L’esthétique intransigeante choisie par Lucas Pope prend d’autant plus sens dans ce contexte. Car il s’agissait d’éviter toute confusion : Return of the Obra Dinn se place à contre-courant des tendances du AAA roboratif. Anti-Red Dead Redemption, il oppose une soute figée et morte aux mondes immenses et pseudo-vivants façonnés par des centaines de développeurs de cathédrales modernes. Et on comprend pourquoi : la taille réduite de l’univers permet non seulement de limiter les coûts de production, mais surtout de contrôler tous les éléments de l’expérience du joueur, et de garantir qu’il ne se perdra pas.

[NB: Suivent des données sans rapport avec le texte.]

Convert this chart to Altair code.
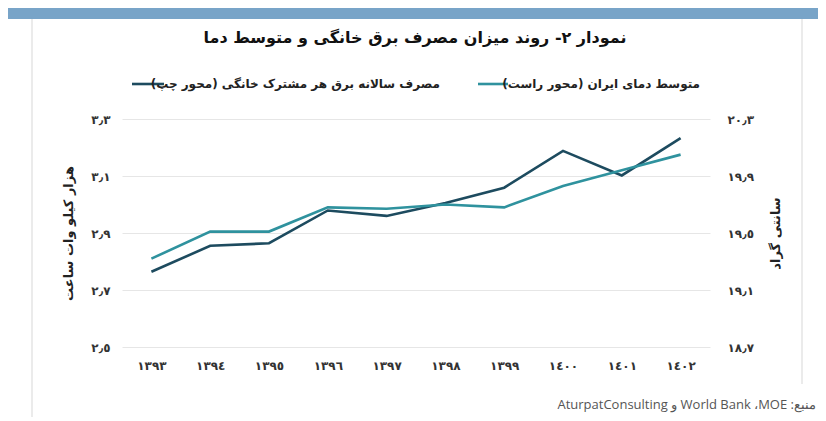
import altair as alt
import pandas as pd

# ---------------- data ----------------
years = ["١٣٩٣", "١٣٩٤", "١٣٩٥", "١٣٩٦", "١٣٩٧", "١٣٩٨", "١٣٩٩", "١٤٠٠", "١٤٠١", "١٤٠٢"]
consumption = [2.764, 2.855, 2.864, 2.979, 2.960, 3.005, 3.059, 3.188, 3.102, 3.233]
temperature = [19.32, 19.51, 19.51, 19.68, 19.67, 19.70, 19.68, 19.83, 19.94, 20.05]

left_ticks = [2.5, 2.7, 2.9, 3.1, 3.3]
left_tick_keys = ["2.5", "2.7", "2.9", "3.1", "3.3"]
left_tick_labels = ["٢٫٥", "٢٫٧", "٢٫٩", "٣٫١", "٣٫٣"]
right_ticks = [18.7, 19.1, 19.5, 19.9, 20.3]
right_tick_keys = ["18.7", "19.1", "19.5", "19.9", "20.3"]
right_tick_labels = ["١٨٫٧", "١٩٫١", "١٩٫٥", "١٩٫٩", "٢٠٫٣"]

RLE, PDF, RLM = "\u202b", "\u202c", "\u200f"
title_text = RLE + "نمودار ۲-  روند میزان مصرف برق خانگی و متوسط دما" + PDF
legend_dark = RLE + "مصرف سالانه برق هر مشترک خانگی (محور چپ)" + PDF
legend_teal = RLE + "متوسط دمای ایران (محور راست)" + PDF
left_title = "هزار کیلو وات ساعت"
right_title = "سانتی گراد"
source_text = RLE + "منبع: MOE" + RLM + "، World Bank" + RLM + " و AturpatConsulting" + PDF

DARK = "#1d4b5f"
TEAL = "#2f929e"
FONT = "DejaVu Sans"

df = pd.DataFrame({"year": years, "consumption": consumption, "temperature": temperature})
one = pd.DataFrame({"k": [0]})


def label_expr(keys, labels):
    k = "[" + ",".join(f"'{x}'" for x in keys) + "]"
    l = "[" + ",".join(f"'{x}'" for x in labels) + "]"
    return f"{l}[indexof({k}, format(datum.value, '.1f'))]"


x_enc = alt.X(
    "year:N", sort=years,
    scale=alt.Scale(type="point", padding=0.5),
    axis=alt.Axis(title=None, labelAngle=0, domain=False, ticks=False, grid=False,
                  labelPadding=13, labelFont=FONT, labelFontSize=12,
                  labelFontWeight="bold", labelColor="#333333"),
)

line_dark = alt.Chart(df).mark_line(color=DARK, strokeWidth=2.6).encode(
    x=x_enc,
    y=alt.Y("consumption:Q",
            scale=alt.Scale(domain=[2.5, 3.3], nice=False, zero=False),
            axis=alt.Axis(orient="left", values=left_ticks,
                          labelExpr=label_expr(left_tick_keys, left_tick_labels),
                          domain=False, ticks=False, grid=True, gridColor="#e6e6e6",
                          labelPadding=12, labelFont=FONT, labelFontSize=12,
                          labelFontWeight="bold", labelColor="#333333",
                          title=left_title, titleFont=FONT, titleFontSize=13,
                          titleFontWeight="bold", titleColor="#222222",
                          titleAngle=-90, titleAlign="center", titleBaseline="middle",
                          titleX=-54, titleY=114)),
)

line_teal = alt.Chart(df).mark_line(color=TEAL, strokeWidth=2.6).encode(
    x=x_enc,
    y=alt.Y("temperature:Q",
            scale=alt.Scale(domain=[18.7, 20.3], nice=False, zero=False),
            axis=alt.Axis(orient="right", values=right_ticks,
                          labelExpr=label_expr(right_tick_keys, right_tick_labels),
                          domain=False, ticks=False, grid=False,
                          labelPadding=17, labelFont=FONT, labelFontSize=12,
                          labelFontWeight="bold", labelColor="#333333",
                          title=right_title, titleFont=FONT, titleFontSize=13,
                          titleFontWeight="bold", titleColor="#222222",
                          titleAngle=-90, titleAlign="center", titleBaseline="middle",
                          titleX=65, titleY=114)),
)

# ------------- decorations -------------
band = alt.Chart(one).mark_rect(color="#78a4c8").encode(
    x=alt.value(-114), x2=alt.value(696), y=alt.value(-111), y2=alt.value(-100))

border_left = alt.Chart(one).mark_rule(color="#ebebeb", strokeWidth=2).encode(
    x=alt.value(-90), y=alt.value(-100), y2=alt.value(299))
border_right = alt.Chart(one).mark_rule(color="#ebebeb", strokeWidth=2).encode(
    x=alt.value(680), y=alt.value(-100), y2=alt.value(265))
border_bottom = alt.Chart(one).mark_rule(color="#ebebeb", strokeWidth=2).encode(
    x=alt.value(-90), x2=alt.value(700), y=alt.value(299))

title = alt.Chart(one).mark_text(font=FONT, fontSize=16, fontWeight="bold",
                                 color="#111111", align="center", baseline="middle").encode(
    x=alt.value(293), y=alt.value(-81), text=alt.value(title_text))

leg_rule_teal = alt.Chart(one).mark_rule(color=TEAL, strokeWidth=2.6).encode(
    x=alt.value(356), x2=alt.value(386), y=alt.value(-35))
leg_text_teal = alt.Chart(one).mark_text(font=FONT, fontSize=12, fontWeight="bold",
                                         color="#222222", align="right", baseline="middle").encode(
    x=alt.value(578), y=alt.value(-35), text=alt.value(legend_teal))
leg_rule_dark = alt.Chart(one).mark_rule(color=DARK, strokeWidth=2.6).encode(
    x=alt.value(10), x2=alt.value(42), y=alt.value(-35))
leg_text_dark = alt.Chart(one).mark_text(font=FONT, fontSize=12, fontWeight="bold",
                                         color="#222222", align="right", baseline="middle").encode(
    x=alt.value(318), y=alt.value(-35), text=alt.value(legend_dark))

source = alt.Chart(one).mark_text(font="Open Sans", fontSize=13, color="#555555",
                                  align="right", baseline="middle").encode(
    x=alt.value(694), y=alt.value(286), text=alt.value(source_text))

chart = alt.layer(
    band, border_left, border_right, border_bottom,
    line_dark, line_teal,
    title, leg_rule_teal, leg_text_teal, leg_rule_dark, leg_text_dark, source,
).resolve_scale(y="independent").properties(
    width=588, height=228,
    autosize=alt.AutoSizeParams(type="none"),
    padding={"left": 114, "top": 111, "right": 108, "bottom": 70},
    background="white",
).configure_view(stroke=None)

chart.save("out.html", embed_options={"renderer": "svg", "actions": False})
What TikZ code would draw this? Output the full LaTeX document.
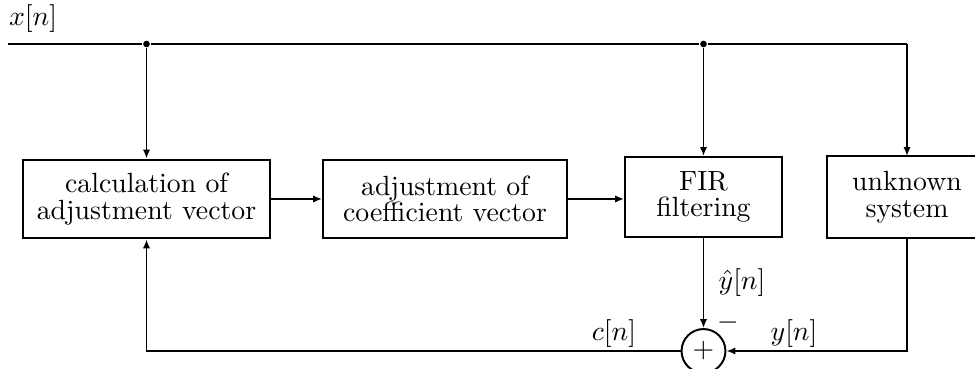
\documentclass[tikz,border=0pt]{standalone}
\usetikzlibrary{arrows.meta}
\begin{document}
\begin{tikzpicture}[x=0.36pt,y=-0.36pt,
  line width=0.7pt,
  blk/.style={draw, line width=0.7pt, align=center, inner sep=0pt,
    font=\fontsize{10}{9.6}\selectfont},
  arr/.style={-{Latex[length=3.2pt,width=2.6pt]}},
  lbl/.style={inner sep=0pt, font=\fontsize{10}{12}\selectfont},
  jdot/.style={circle, fill, inner sep=0pt, minimum size=2.4pt}]
\useasboundingbox (0,0) rectangle (975,369);
\begin{scope}
\clip (0,0) rectangle (975,369);
\node[blk, minimum width=88.9pt, minimum height=28.4pt] (calc) at (146.5,199) {calculation of\\adjustment vector};
\node[blk, minimum width=87.8pt, minimum height=28.4pt] (adj) at (445,199) {adjustment of\\coefficient vector};
\node[blk, minimum width=56.5pt, minimum height=28.8pt] (fir) at (703.5,197) {FIR\\filtering};
\node[blk, draw=none, minimum width=56.9pt, minimum height=28.8pt] (unk) at (907,197) {unknown\\system};
\draw[line width=0.7pt] (unk.north east) -- (unk.north west) -- (unk.south west) -- (unk.south east);
\node[draw, circle, line width=0.7pt, minimum size=15.8pt, inner sep=0pt] (sum) at (703.5,351) {$+$};
\coordinate (start) at (8,44);
\node[jdot] (j1) at (146.5,44) {};
\node[jdot] (j2) at (703.5,44) {};
\coordinate (corner) at (907,44);
\node[lbl] (xl) at (33,19) {$x[n]$};
\draw (start) -- (j1) -- (j2) -- (corner);
\draw[arr] (corner) -- (unk.north);
\draw[arr] (j1) -- (calc.north);
\draw[arr] (j2) -- (fir.north);
\draw[arr] (calc.east) -- (calc.east -| adj.west);
\draw[arr] (adj.east) -- (adj.east -| fir.west);
\draw[arr] (fir.south) -- (sum.north);
\draw[arr] (unk.south) |- (sum.east);
\draw[arr] (sum.west) -| (calc.south);
\node[lbl] (yh) at (742,283) {$\hat{y}[n]$};
\node[lbl] (mi) at (728,323) {$-$};
\node[lbl] (cl) at (614,334) {$c[n]$};
\node[lbl] (yl) at (794,334) {$y[n]$};
\end{scope}
\end{tikzpicture}
\end{document}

C’est peut-être dans sa manie du contrôle que Return of the Obra Dinn atteint ses limites. Car malgré le plaisir qu’on prend à mettre la liste d’équipage en ordre, il faut reconnaître que l’aventure concoctée par Lucas Pope s’avère assez anecdotique. L’univers marin ne décolle jamais d’une mythologie fantastique et marine déjà sérieusement balisée. Le mystère, une fois résolu, s’avère donc décevant, peut-être comme tous les mystères lorsqu’ils sont dévoilés. Il manque au jeu cet art du hors-champ qui donnait toute sa puissance à Paper Please, ou une forme d’hermétisme qui faisait de The Witness le support d’une infinité d’interprétations. A l’arrivée, tout est résolu, au point qu’on se demande a quoi pourrait servir de relancer l’Obra Dinn un jour, vu qu’il ne reste plus aucune question en suspens.
Notes
[1] Les achievement sur steam nous apprennent que 40% des joueurs sont allés au bout du jeu... Bien plus que les 16% qui ont terminé The Witness par exemple.
Vos commentaires
Nico D # Le 11 janvier 2019 à 13:42
Peut-être prendra-t-on plaisir à relancer Return of the Obra Dinn comme on prend plaisir à rouvir un livre maintes fois relu.....
J’adore votre site sinon, keep goin’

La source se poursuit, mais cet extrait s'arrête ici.